• PROBLEM REQUIREMENTS: Retype all of the listing exactly, passing over any picture you find.

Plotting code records

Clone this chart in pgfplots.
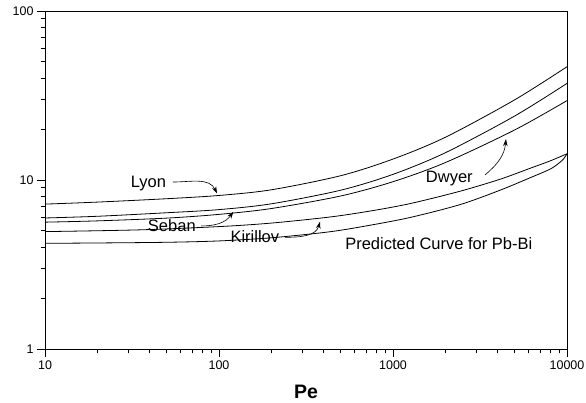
\documentclass[border=0pt]{standalone}
\usepackage{fontspec}
\setmainfont{Liberation Sans}
\usepackage{pgfplots}
\pgfplotsset{compat=1.18}
\usetikzlibrary{arrows.meta}

\begin{document}
\begin{tikzpicture}
\begin{axis}[
  name=main,
  scale only axis,
  width=522pt, height=338pt,
  xmode=log, ymode=log,
  xmin=10, xmax=10000,
  ymin=1, ymax=100,
  tick pos=left,
  tick align=outside,
  major tick length=8pt,
  minor tick length=4.5pt,
  xtick={10,100,1000,10000},
  xticklabels={10,100,1000,10000},
  ytick={1,10,100},
  yticklabels={1,10,100},
  tick label style={font=\fontsize{12.5}{14}\selectfont},
  axis line style={line width=0.8pt},
  every tick/.style={line width=0.8pt, black},
  xlabel={\textbf{Pe}},
  xlabel style={font=\fontsize{19.5}{22}\selectfont, at={(axis description cs:0.5,0)}, anchor=center, yshift=-42.7pt},
  clip=false,
  every axis plot/.append style={line width=0.8pt, black, no marks},
]
% Lyon
\addplot[smooth] coordinates {
  (10,7.2) (20,7.4) (50,7.75) (100,8.1) (200,8.75) (500,10.6)
  (1000,13.3) (2000,17.9) (5000,29.8) (10000,46.8)
};
% Seban
\addplot[smooth] coordinates {
  (10,5.96) (20,6.1) (50,6.4) (100,6.68) (200,7.23) (500,8.7)
  (1000,10.8) (2000,14.5) (5000,23.9) (10000,37.3)
};
% Dwyer
\addplot[smooth] coordinates {
  (10,5.63) (20,5.73) (50,5.95) (100,6.26) (200,6.78) (500,8.04)
  (1000,9.77) (2000,12.68) (5000,19.77) (10000,29.5)
};
% Kirillov
\addplot[smooth] coordinates {
  (10,4.95) (35,5.07) (100,5.3) (200,5.56) (434,6.04) (738,6.55)
  (1253,7.25) (2427,8.58) (4121,10.1) (6124,11.72) (8000,12.97) (10000,14.3)
};
% Predicted curve for Pb-Bi
\addplot[smooth] coordinates {
  (10,4.22) (20,4.24) (50,4.28) (100,4.36) (200,4.55) (434,4.94)
  (738,5.4) (1253,6.0) (2427,7.15) (4121,8.7) (6124,10.3) (8000,11.6)
  (9000,12.6) (9600,13.4) (10000,14.3)
};

% labels and arrows
\begin{scope}[font=\fontsize{16.5}{19}\selectfont]
  \node at (rel axis cs:0.198,0.491) {Lyon};
  \node at (rel axis cs:0.243,0.365) {Seban};
  \node at (rel axis cs:0.402,0.333) {Kirillov};
  \node at (rel axis cs:0.7745,0.505) {Dwyer};
  \node at (rel axis cs:0.7544,0.3127) {Predicted Curve for Pb-Bi};
\end{scope}
\begin{scope}[line width=0.6pt, -{Stealth[length=7pt,width=4.5pt]}]
  \draw (rel axis cs:0.245,0.494) to[out=0,in=115] (rel axis cs:0.3295,0.460);
  \draw (rel axis cs:0.299,0.364) to[out=0,in=235] (rel axis cs:0.3608,0.406);
  \draw (rel axis cs:0.4598,0.3305) to[out=0,in=255] (rel axis cs:0.5268,0.3766);
  \draw (rel axis cs:0.843,0.515) to[out=40,in=265] (rel axis cs:0.883,0.621);
\end{scope}
\end{axis}
\pgfresetboundingbox
\useasboundingbox (main.south west) ++(-45pt,-54pt) rectangle ++(586pt,403pt);
\end{tikzpicture}
\end{document}
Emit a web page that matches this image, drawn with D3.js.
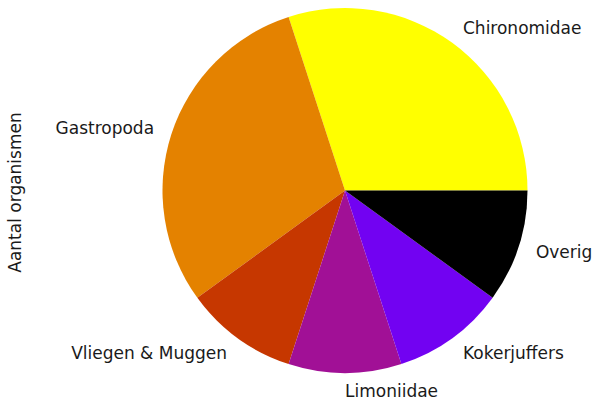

• COMPLETE ANSWER:
Clone this chart in pgfplots.
\documentclass[border=0pt]{standalone}
\usepackage{fontspec}
\setmainfont{Liberation Sans}
\usepackage{pgfplots}
\pgfplotsset{compat=1.18}
\usetikzlibrary{arrows.meta}

\begin{document}
\begin{tikzpicture}
\begin{axis}[
  name=main,
  scale only axis,
  width=522pt, height=338pt,
  xmode=log, ymode=log,
  xmin=10, xmax=10000,
  ymin=1, ymax=100,
  tick pos=left,
  tick align=outside,
  major tick length=8pt,
  minor tick length=4.5pt,
  xtick={10,100,1000,10000},
  xticklabels={10,100,1000,10000},
  ytick={1,10,100},
  yticklabels={1,10,100},
  tick label style={font=\fontsize{12.5}{14}\selectfont},
  axis line style={line width=0.8pt},
  every tick/.style={line width=0.8pt, black},
  xlabel={\textbf{Pe}},
  xlabel style={font=\fontsize{19.5}{22}\selectfont, at={(axis description cs:0.5,0)}, anchor=center, yshift=-42.7pt},
  clip=false,
  every axis plot/.append style={line width=0.8pt, black, no marks},
]
% Lyon
\addplot[smooth] coordinates {
  (10,7.2) (20,7.4) (50,7.75) (100,8.1) (200,8.75) (500,10.6)
  (1000,13.3) (2000,17.9) (5000,29.8) (10000,46.8)
};
% Seban
\addplot[smooth] coordinates {
  (10,5.96) (20,6.1) (50,6.4) (100,6.68) (200,7.23) (500,8.7)
  (1000,10.8) (2000,14.5) (5000,23.9) (10000,37.3)
};
% Dwyer
\addplot[smooth] coordinates {
  (10,5.63) (20,5.73) (50,5.95) (100,6.26) (200,6.78) (500,8.04)
  (1000,9.77) (2000,12.68) (5000,19.77) (10000,29.5)
};
% Kirillov
\addplot[smooth] coordinates {
  (10,4.95) (35,5.07) (100,5.3) (200,5.56) (434,6.04) (738,6.55)
  (1253,7.25) (2427,8.58) (4121,10.1) (6124,11.72) (8000,12.97) (10000,14.3)
};
% Predicted curve for Pb-Bi
\addplot[smooth] coordinates {
  (10,4.22) (20,4.24) (50,4.28) (100,4.36) (200,4.55) (434,4.94)
  (738,5.4) (1253,6.0) (2427,7.15) (4121,8.7) (6124,10.3) (8000,11.6)
  (9000,12.6) (9600,13.4) (10000,14.3)
};

% labels and arrows
\begin{scope}[font=\fontsize{16.5}{19}\selectfont]
  \node at (rel axis cs:0.198,0.491) {Lyon};
  \node at (rel axis cs:0.243,0.365) {Seban};
  \node at (rel axis cs:0.402,0.333) {Kirillov};
  \node at (rel axis cs:0.7745,0.505) {Dwyer};
  \node at (rel axis cs:0.7544,0.3127) {Predicted Curve for Pb-Bi};
\end{scope}
\begin{scope}[line width=0.6pt, -{Stealth[length=7pt,width=4.5pt]}]
  \draw (rel axis cs:0.245,0.494) to[out=0,in=115] (rel axis cs:0.3295,0.460);
  \draw (rel axis cs:0.299,0.364) to[out=0,in=235] (rel axis cs:0.3608,0.406);
  \draw (rel axis cs:0.4598,0.3305) to[out=0,in=255] (rel axis cs:0.5268,0.3766);
  \draw (rel axis cs:0.843,0.515) to[out=40,in=265] (rel axis cs:0.883,0.621);
\end{scope}
\end{axis}
\pgfresetboundingbox
\useasboundingbox (main.south west) ++(-45pt,-54pt) rectangle ++(586pt,403pt);
\end{tikzpicture}
\end{document}
Emit a web page that matches this image, drawn with D3.js.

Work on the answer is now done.